The secret document was written on October 25th, 2012, a week after the meeting with the former commissioner. So, on October 26th, after the meeting of the Spanish cabinet ended, Fernández Díaz approached the PM and handed him the summary of the operations that the patriotic police had underway against independentism. That was the first document on Operation Catalonia that Rajoy received, but it was not the last.

What did the secret document say?

The document delivered on October 26th, 2012 to Rajoy summarized the conclusions of the first investigations carried out by the patriotic police. The text makes some clearly unreal statements, such as stating that the slogan of the sovereignty process would be "If we continue in Spain, we will be Uganda; with independence, we will be Holland", a message that was obviously never used. Apart from this failing, though, the text contains revelations that would indeed have consequences: it asserts that Artur Mas and the Pujols had accounts abroad, in Andorra, Switzerland or Liechtenstein, false information that, despite this, appeared two weeks later on the cover of Madrid daily El Mundo, shortly before the 2012 parliamentary elections.
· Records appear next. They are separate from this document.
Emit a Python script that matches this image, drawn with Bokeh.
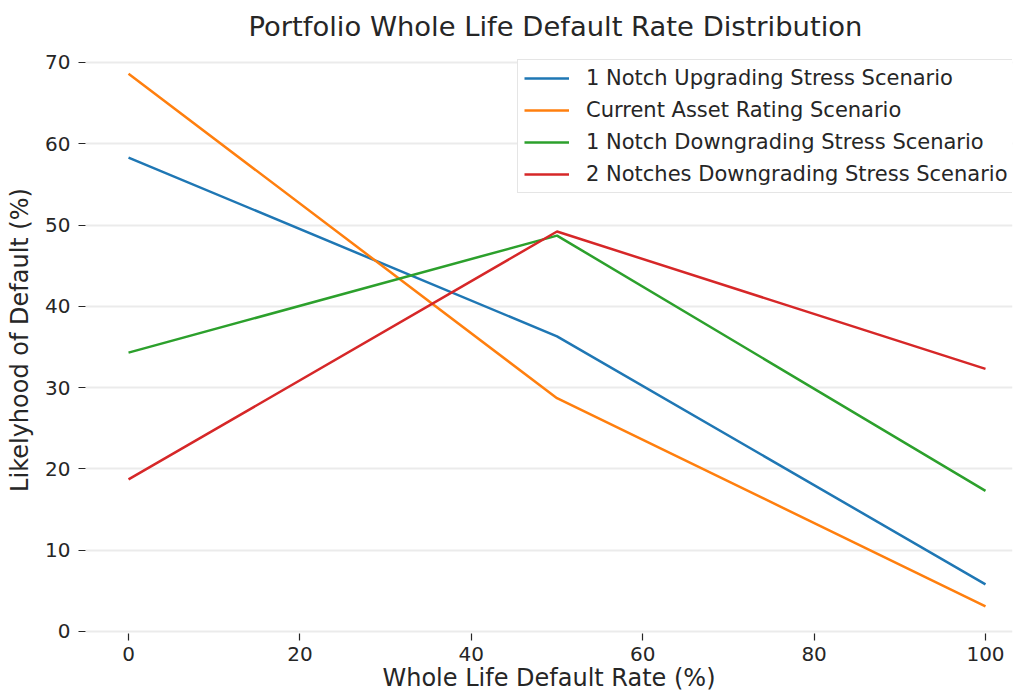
from bokeh.plotting import figure
from bokeh.models import Range1d, Legend, LegendItem, FixedTicker
from bokeh.embed import file_html
from bokeh.resources import INLINE

x = [0, 50, 100]
up1 = [58.3, 36.3, 5.8]
current = [68.6, 28.7, 3.1]
down1 = [34.3, 48.7, 17.3]
down2 = [18.7, 49.2, 32.3]
names = ["1 Notch Upgrading Stress Scenario", "Current Asset Rating Scenario",
         "1 Notch Downgrading Stress Scenario", "2 Notches Downgrading Stress Scenario"]
colors = ["#1f77b4", "#ff7f0e", "#2ca02c", "#d62728"]
x_ticks = [0, 20, 40, 60, 80, 100]
y_ticks = [0, 10, 20, 30, 40, 50, 60, 70]

FONT = "DejaVu Sans"
TXT = "#262626"

W, H = 1014, 698
p = figure(width=W, height=H, output_backend="svg", toolbar_location=None,
           x_range=Range1d(-5.02, (W - 2 - 128) / 8.57), y_range=Range1d(-0.25, 71.96),
           min_border_left=85, min_border_right=2, min_border_top=46,
           min_border_bottom=H - 633)
p.title.text = "Portfolio Whole Life Default Rate Distribution"
p.title.align = "left"
p.title.offset = 163
p.title.text_font = FONT
p.title.text_font_size = "27.4px"
p.title.text_font_style = "normal"
p.title.text_color = TXT
p.title.standoff = 10
p.outline_line_color = None

renderers = []
for ys, c in zip([up1, current, down1, down2], colors):
    r = p.line(x, ys, line_color=c, line_width=2.5)
    renderers.append(r)

legend = Legend(items=[LegendItem(label=n, renderers=[r]) for n, r in zip(names, renderers)],
                location=(432, 440))
legend.label_text_font = FONT
legend.label_text_font_size = "21px"
legend.label_text_color = TXT
legend.glyph_width = 45
legend.glyph_height = 24
legend.label_height = 24
legend.label_standoff = 17
legend.spacing = 8
legend.padding = 6
legend.margin = 0
legend.border_line_color = "#cccccc"
legend.border_line_width = 1
legend.background_fill_alpha = 1.0
p.add_layout(legend)

for ax in (p.xaxis[0], p.yaxis[0]):
    ax.axis_line_color = None
    ax.major_tick_line_color = TXT
    ax.major_tick_line_width = 1.2
    ax.major_tick_in = 0
    ax.major_tick_out = 7
    ax.minor_tick_line_color = None
    ax.major_label_text_font = FONT
    ax.major_label_text_font_size = "20px"
    ax.major_label_text_color = TXT
    ax.axis_label_text_font = FONT
    ax.axis_label_text_font_size = "24px"
    ax.axis_label_text_font_style = "normal"
    ax.axis_label_text_color = TXT
    ax.major_label_standoff = 8

p.xaxis.ticker = FixedTicker(ticks=x_ticks)
p.yaxis.ticker = FixedTicker(ticks=y_ticks)
p.xaxis.major_label_standoff = 6
p.xaxis.axis_label = "Whole Life Default Rate (%)"
p.yaxis.axis_label = "Likelyhood of Default (%)"
p.xaxis.axis_label_standoff = 0
p.yaxis.axis_label_standoff = 8

p.xgrid.grid_line_color = None
p.ygrid.grid_line_color = "#ebebeb"
p.ygrid.grid_line_width = 2

open("out.html", "w").write(file_html(p, INLINE))
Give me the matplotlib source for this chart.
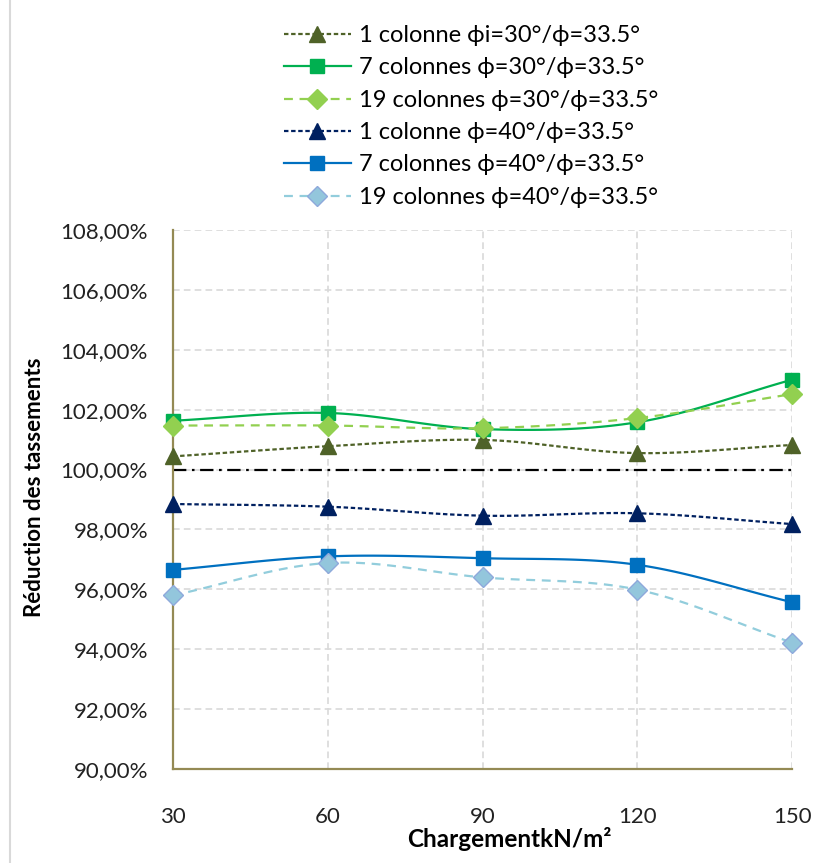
import numpy as np
import matplotlib
matplotlib.use("Agg")
import matplotlib.pyplot as plt
from matplotlib.ticker import FuncFormatter
from matplotlib.lines import Line2D

plt.rcParams['font.family'] = ['Lato', 'DejaVu Sans']

# Loading levels (kN/m²)
charges = [30, 60, 90, 120, 150]

# Settlement reduction ratios (%)
un_col_30 = [100.44, 100.78, 100.99, 100.55, 100.82]
sept_col_30 = [101.63, 101.89, 101.35, 101.58, 103.00]
dixneuf_col_30 = [101.47, 101.47, 101.38, 101.72, 102.52]
un_col_40 = [98.85, 98.76, 98.46, 98.54, 98.18]
sept_col_40 = [96.65, 97.10, 97.04, 96.82, 95.57]
dixneuf_col_40 = [95.80, 96.88, 96.40, 95.99, 94.22]
reference = [100, 100, 100, 100, 100]

labels = [
    "1 colonne \u03d5i=30°/\u03d5=33.5°",
    "7 colonnes \u03d5=30°/\u03d5=33.5°",
    "19 colonnes \u03d5=30°/\u03d5=33.5°",
    "1 colonne \u03d5=40°/\u03d5=33.5°",
    "7 colonnes \u03d5=40°/\u03d5=33.5°",
    "19 colonnes \u03d5=40°/\u03d5=33.5°",
]

y_ticks = [90, 92, 94, 96, 98, 100, 102, 104, 106, 108]


def smooth(x, y, n=30):
    """Catmull-Rom style smoothed curve through the points."""
    x = np.asarray(x, float)
    y = np.asarray(y, float)
    m = np.zeros_like(y)
    m[1:-1] = (y[2:] - y[:-2]) / (x[2:] - x[:-2])
    m[0] = (y[1] - y[0]) / (x[1] - x[0])
    m[-1] = (y[-1] - y[-2]) / (x[-1] - x[-2])
    xs, ys = [], []
    for i in range(len(x) - 1):
        h = x[i + 1] - x[i]
        t = np.linspace(0, 1, n, endpoint=(i == len(x) - 2))
        h00 = 2 * t**3 - 3 * t**2 + 1
        h10 = t**3 - 2 * t**2 + t
        h01 = -2 * t**3 + 3 * t**2
        h11 = t**3 - t**2
        xs.append(x[i] + t * h)
        ys.append(h00 * y[i] + h10 * h * m[i] + h01 * y[i + 1] + h11 * h * m[i + 1])
    return np.concatenate(xs), np.concatenate(ys)


fig = plt.figure(figsize=(8.27, 8.63), dpi=100)
ax = fig.add_axes([0.2092, 0.1089, 0.7485, 0.6246])

styles = [
    dict(y=un_col_30, color="#4F6228", ls=(0, (2.0, 1.2)), marker="^", ms=11,
         mfc="#4F6228", mec="#4F6228"),
    dict(y=sept_col_30, color="#00B050", ls="-", marker="s", ms=10.5,
         mfc="#00B050", mec="#00B050"),
    dict(y=dixneuf_col_30, color="#92D050", ls=(0, (4, 3)), marker="D", ms=10.5,
         mfc="#92D050", mec="#92D050"),
    dict(y=un_col_40, color="#002060", ls=(0, (2.0, 1.2)), marker="^", ms=11,
         mfc="#002060", mec="#002060"),
    dict(y=sept_col_40, color="#0070C0", ls="-", marker="s", ms=10.5,
         mfc="#0070C0", mec="#0070C0"),
    dict(y=dixneuf_col_40, color="#92CDDC", ls=(0, (4, 3)), marker="D", ms=10.5,
         mfc="#93C6DC", mec="#8EA9DB"),
]

handles = []
for st, lab in zip(styles, labels):
    sx, sy = smooth(charges, st["y"])
    ax.plot(sx, sy, color=st["color"], ls=st["ls"], lw=1.6, zorder=3, clip_on=False)
    ax.plot(charges, st["y"], ls="none", marker=st["marker"], ms=st["ms"],
            mfc=st["mfc"], mec=st["mec"], mew=1.0, zorder=4, clip_on=False)
    handles.append(Line2D([], [], color=st["color"], ls=st["ls"], lw=1.6,
                          marker=st["marker"], ms=st["ms"], mfc=st["mfc"],
                          mec=st["mec"], mew=1.0))

# 100 % reference line
ax.plot(charges, reference, color="black", lw=1.6,
        ls=(0, (6, 2.5, 1.2, 2.5)), zorder=2)

ax.set_xlim(30, 150)
ax.set_ylim(90, 108)
ax.set_xticks(charges)
ax.set_xticklabels([str(c) for c in charges])
ax.set_yticks(y_ticks)
ax.yaxis.set_major_formatter(FuncFormatter(lambda v, p: f"{v:.2f}".replace(".", ",") + "%"))
ax.tick_params(axis="both", length=0, labelsize=16, labelcolor="#222222")
ax.tick_params(axis="x", pad=27)
ax.tick_params(axis="y", pad=18)

ax.grid(True, color="#D9D9D9", ls=(0, (4, 2.5)), lw=1.2, zorder=0)
for s in ("top", "right"):
    ax.spines[s].set_visible(False)
for s in ("left", "bottom"):
    ax.spines[s].set_color("#948A54")
    ax.spines[s].set_linewidth(1.6)
    ax.spines[s].set_zorder(2.5)

ax.set_xlabel("ChargementkN/m²", fontsize=17.5, fontweight="bold", labelpad=0)
ax.set_ylabel("Réduction des tassements", fontsize=16, fontweight="bold", labelpad=11)
ax.xaxis.label.set_x(0.544)
ax.yaxis.label.set_y(0.523)

fig.legend(handles, labels, loc="upper left", bbox_to_anchor=(0.323, 0.99),
           frameon=False, fontsize=17, handlelength=2.85, handletextpad=0.35,
           labelspacing=0.48, borderpad=0.2)

# thin chart frame line on the left
fig.add_artist(Line2D([0.012, 0.012], [0.0, 1.0], transform=fig.transFigure,
                      color="#D9D9D9", lw=1.5))

fig.savefig("out.png", dpi=100)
Former Barça president Sandro Rosell is also mentioned in this secret document, which affirms that Susana Monje, treasurer of FC Barcelona when Rosell was president, could have been passing information harmful to the PP to Convergència. The document details the source of all this information: police sources infiltrated into Catalan and Andorran banks, various media outlets and even the Mossos d'Esquadra. The text includes a warning: the information is not 100% verified.